Through the Looking Glass Children's Book Reviews

The Daring Nellie Bly: America’s Star Reporter

The Daring Nellie Bly: America’s Star Reporter

Bonnie Christensen
Nonfiction
For ages 6 and up
Alfred A Knopf, 2003   ISBN: 978-0375815683

From the very beginning Elizabeth Cochran was different. The world would come to know her by the pen name she chose for herself when she was a reporter, Nellie Bly. Nellie’s earliest years were comfortable and happy ones but this all changed when her father died when Nellie was only six years old. After this Nellie came to know hardship when she had to bear living with an abusive and difficult step-father. At the age of fourteen Nellie testified at her mother’s divorce trial. This negative experience most certainly was one of the deciding factors that influenced Nellie in her future life. Nellie was determined that she was going to be her own woman, with a job that would give her the freedom to decide her own destiny.

There was a problem however with this dream. There were very few jobs open to women in the late 1880’s. By the sheer power of her personality and too, by pure luck, Nellie ended up with a job as a reporter for the Pittsburgh Dispatch. Nellie began to write about the miserable conditions that women had to work under. She then went to work for the New York World as an undercover or "stunt" reporter. Her first assignment was to get herself committed to the Women’s Lunatic Asylum at Blackwell’s Island. This institution had a dreadful reputation for the conditions under which it kept its patients. After ten days a lawyer would come and get Nellie released.

Much afraid but determined, Nellie went ahead with the assignment and survived the ten days in the asylum. The conditions were just as bad as Nellie had heard and because of the articles that she wrote, living conditions in the New York asylums were greatly improved.

Nellie’s next adventure was her most famous; Nellie decided that she would attempt to beat the record of Jules Verne’s famous character Phileas Fogg who went around the world in eighty days. Nellie’s editor was very doubtful that a young woman alone could pull off such a difficult scheme but Nellie was determined to try.

Accompanied by her wonderful pen-and-ink illustrations Bonnie Christensen describes Nellie Bly’s remarkable journey around the world with all the difficulties that Nellie faced.
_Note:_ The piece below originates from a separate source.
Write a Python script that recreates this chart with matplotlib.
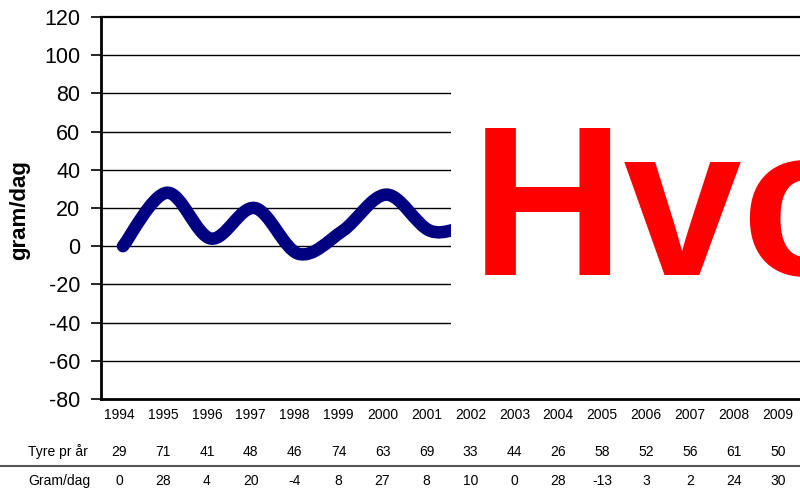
import numpy as np
import matplotlib
matplotlib.use("Agg")
import matplotlib.pyplot as plt
from matplotlib.path import Path
from matplotlib.patches import PathPatch, Rectangle
from matplotlib.lines import Line2D
import matplotlib.transforms as mtransforms

# ---- data ----
years = ["1994", "1995", "1996", "1997", "1998", "1999", "2000", "2001",
         "2002", "2003", "2004", "2005", "2006", "2007", "2008", "2009"]
tyre_pr_aar = [29, 71, 41, 48, 46, 74, 63, 69, 33, 44, 26, 58, 52, 56, 61, 50]
gram_dag = [0, 28, 4, 20, -4, 8, 27, 8, 10, 0, 28, -13, 3, 2, 24, 30]
row_labels = ["Tyre pr år", "Gram/dag"]
y_ticks = [-80, -60, -40, -20, 0, 20, 40, 60, 80, 100, 120]
y_label = "gram/dag"
overlay_text = "Hvor"

W, H = 800, 490
fig = plt.figure(figsize=(W / 100, H / 100), dpi=100)
fig.patch.set_facecolor("white")

narrow = ["Liberation Sans Narrow", "Liberation Sans", "DejaVu Sans"]
sans = ["Liberation Sans", "DejaVu Sans"]

n = len(years)
spacing = 43.93
ax_left, ax_top, ax_bottom = 101, 17, 399
ax_w = n * spacing
ax = fig.add_axes([ax_left / W, 1 - ax_bottom / H, ax_w / W, (ax_bottom - ax_top) / H])
ax.set_xlim(-0.5, n - 0.5)
ax.set_ylim(-80, 120)
ax.set_yticks(y_ticks)
ax.set_yticklabels([str(t) for t in y_ticks], fontfamily=sans, fontsize=15.5)
ax.set_xticks([])
ax.tick_params(axis="y", direction="out", length=7, width=1.2, pad=8, color="black")
for y in y_ticks[1:-1]:
    ax.axhline(y, color="black", lw=1.0, zorder=1)
ax.spines["right"].set_visible(False)
ax.spines["left"].set_linewidth(2)
ax.spines["bottom"].set_linewidth(2)
ax.spines["top"].set_linewidth(1.6)
for s in ("left", "bottom", "top"):
    ax.spines[s].set_color("black")

# smoothed line (Excel-style Bezier through the data points)
pts = np.column_stack([np.arange(n, dtype=float), np.array(gram_dag, dtype=float)])
verts = [tuple(pts[0])]
codes = [Path.MOVETO]
for i in range(n - 1):
    p0 = pts[i - 1] if i > 0 else pts[i]
    p1 = pts[i]
    p2 = pts[i + 1]
    p3 = pts[i + 2] if i + 2 < n else pts[i + 1]
    c1 = p1 + (p2 - p0) / 6.0
    c2 = p2 - (p3 - p1) / 6.0
    verts += [tuple(c1), tuple(c2), tuple(p2)]
    codes += [Path.CURVE4] * 3
patch = PathPatch(Path(verts, codes), facecolor="none", edgecolor="#000080",
                  lw=9, capstyle="round", joinstyle="round", zorder=3)
ax.add_patch(patch)

# data table below the plot
shift = mtransforms.ScaledTranslation(-4 / 100, 0, fig.dpi_scale_trans)
trans = mtransforms.blended_transform_factory(ax.transData, fig.transFigure) + shift
row_y = [415, 452, 481]
for i, yr in enumerate(years):
    fig.text(i, 1 - row_y[0] / H, yr, transform=trans, ha="center", va="center",
             fontsize=10, fontfamily=narrow, color="black")
    fig.text(i, 1 - row_y[1] / H, str(tyre_pr_aar[i]), transform=trans, ha="center",
             va="center", fontsize=10, fontfamily=narrow, color="black")
    fig.text(i, 1 - row_y[2] / H, str(gram_dag[i]), transform=trans, ha="center",
             va="center", fontsize=10, fontfamily=narrow, color="black")
fig.text(28 / W, 1 - row_y[1] / H, row_labels[0], ha="left", va="center",
         fontsize=10, fontfamily=narrow)
fig.text(28 / W, 1 - row_y[2] / H, row_labels[1], ha="left", va="center",
         fontsize=10, fontfamily=narrow)
fig.add_artist(Line2D([0, 1], [1 - 466 / H, 1 - 466 / H], transform=fig.transFigure,
                      color="#555555", lw=1.5))

# y label
fig.text(20 / W, 1 - 210 / H, y_label, rotation=90, ha="center", va="center",
         fontsize=16, fontweight="bold", fontfamily=sans)

# white overlay box and big red text
fig.add_artist(Rectangle((451 / W, 1 - 345 / H), (W - 451) / W + 0.05, (345 - 68) / H,
                         transform=fig.transFigure, facecolor="white",
                         edgecolor="none", zorder=10))
fig.text(471 / W, 1 - 275 / H, overlay_text, ha="left", va="baseline",
         fontsize=153, fontweight="bold", fontfamily=sans, color="#FF0000", zorder=11)

fig.savefig("out.png", dpi=100)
As she so wonderfully puts it "Nellie had won much more than her race against the clock" because now the American girl would no longer be looked at as that helpless little creature who could do nothing for herself.

Nellie went on to do even more for the campaign for women’s rights and to help those in need. Always a fighter and a doer she was the first woman reporter at the Eastern Front during World War I and she never gave up believing that we all have a responsibility to help one another.

Bonnie Christensen has created a wonderful tribute to an extraordinary woman, her own admiration of Nellie Bly coming through in her words and her wonderful artwork.